国土防衛を強化し国内制度の充実を図るなど倭国が日本へ変貌する大転換期にもなったのである。
高句麗が滅びた668年、中大兄皇子は天皇に即位し天智天皇と名乗ります。

その⑧ 最終回へ続く

ここで大河ドラマ的な 史跡紹介(w)

数年前、滋賀県に安土城址などを見に行く途中、日野町の307号線を走っているところ 交差点「中在寺」付近で鬼室神社 という感じとハングル文字の看板を発見!!
これは「鬼室福信」に関係ある神社ではないかとピンときて寄り道をしてみたのです!

県道525号線をずっと進めば着くようであったが、県道とは名ばかりの一面畑の農道をひたすら進み続けました。

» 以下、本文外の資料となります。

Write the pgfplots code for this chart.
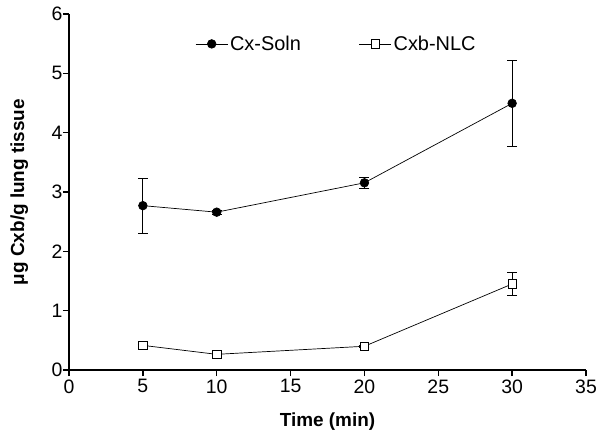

数キロ車で走ってやっと見つけたのが、この神社。鬼室神社です。
看板の説明に百済から日本へ来た鬼室福信の子・鬼室集斯がこの付近で暮らしていたとのこと。
やはり思った通り、鬼室福信に関連の神社でした。

韓国の忠清南道・扶餘郡では鬼室福信が祀られていることから、今でも日野町とは姉妹都市として交流が盛んということです。

近くの竜王町には、中大兄皇子の弟・大海人皇子ゆかりの「妹背の里公園」があり、古代史ロマンを楽しめそうな場所でもありました。
ぜひ滋賀県に行った際には 日本の友好国であった百済とのゆかりの地を立ち寄ってみてはいかがでしょうか?